With the parts in the mail, haven't had the time to test, but the simple question: will this work, or what improvements are needed?
What it's supposed to do: a MOSFET switch for 12V, 0.5-3A loads, driven by a 3.3V logic level (which turned out to be too low even for my logic level MOSFETs). The chip starts up with the ports high, MOSFET off. Setting the pin low switches it on.
Then the background.
I'm using a 3.3V logic level NodeMCU board for my project. For this I got myself a handful of IRL540N MOSFETs (after reading forums, and the things are cheap). From the spec sheet I had the idea it would work at 3.3V but no luck there. At 5-6V gate level it opens up fine (I hooked up 21W worth of 12V LEDs to test, worked like a charm, the IRL540N didn't even get warm). But at 3.3V no luck, the LEDs barely lit up.
Using a driver transistor worked, but then it became inverted: port low was the on, so effectively default on, and that's not safe for my project. It has to be default off, so at startup (pins low) it's simply off.

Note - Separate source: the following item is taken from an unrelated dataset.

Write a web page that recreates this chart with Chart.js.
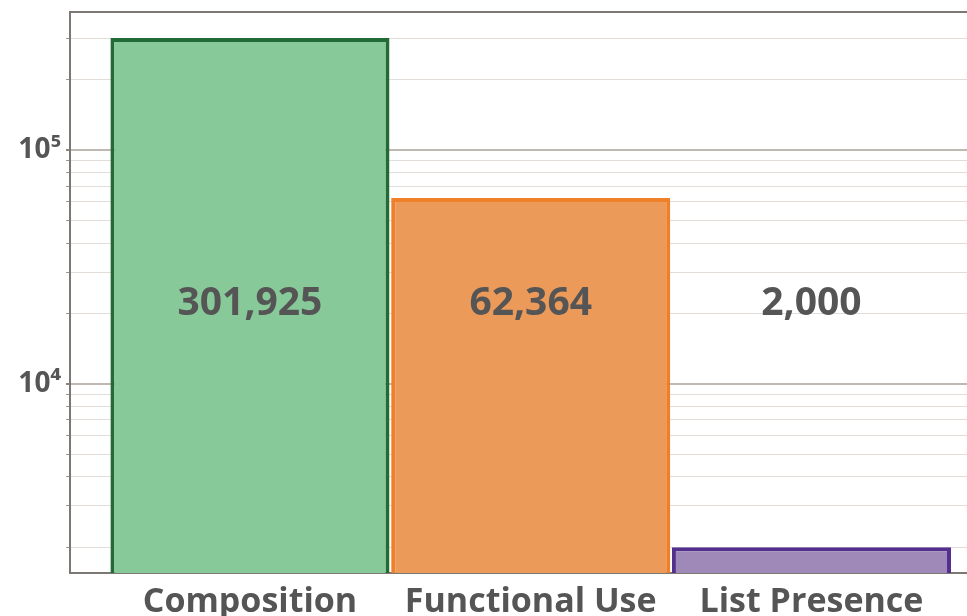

So then I realised I had to use higher voltage, and this is where the optocoupler comes in play. It allows me to pull the gate of the MOSFET to the 12V level using just 3.3V.
The below schematic I devised for the combination with a PCF8574 port expander. Its pins should default to output, high. In high state it can source only 0.3 mA or so, very little, enough to drive a transistor but not an LED. It however can sink at least 20 mA, so that's good enough to drive an LED, or an optocoupler.
The idea behind this schematic: when switched on, the ports are high, no current through the LED, MOSFET gate pulled low, and it's off.
Then when I make the port low, it sinks the current for the LED in the optocoupler, the gate is pulled high, and the MOSFET switches on. The 12V ensures it's saturated.
Load may be lamps or a motor or even a solenoid, D1 is there to prevent the circuit from frying upon turning off.
Answer
Everything seems to be OK, Just some comments:
- The forward current through the input diode of the opto it's a bit too low (6-7 mA). A value of 150 Ohm for R1 would allow an \$I_F\$ between 10 and 15 mA, still within the 20 mA sink limit of your PCF8574. This will allow you higher collector currents (heavier loads) in the output transistor of the opto, and higher peak currents during charging of the MOSFET, without taking the transistor out of saturation (look at the table below).
- The load on the output transistor of the opto has too much impedance for fast switching in case you want to do PWM. At 10 kOhm your rising and falling times will be skyrocketing, thus severely limiting your duty cycle operating range:
There is also another timing issue, which Jack Creasey has correctly pointed out: the collector current may not be high enough to ensure fast charging of the MOSFET gate. To overcome this, you might need an additional transistor stage between the opto and the MOSFET to boost current. But note that this is in addition to the opto needing a lower R2 so not to become the bottleneck itself.
Add a decoupling capacitor at the collector of the output transistor of the opto. If your 12V supply is connected through long wires (= parasitic inductance), switching off the MOSFET may generate an enormous voltage spike in the 12V rail if the current delivered to the load is high. Your flyback diode protects the MOSFET, but not the rail. Take a look at this question.
Source of the figures: PC817 datasheet.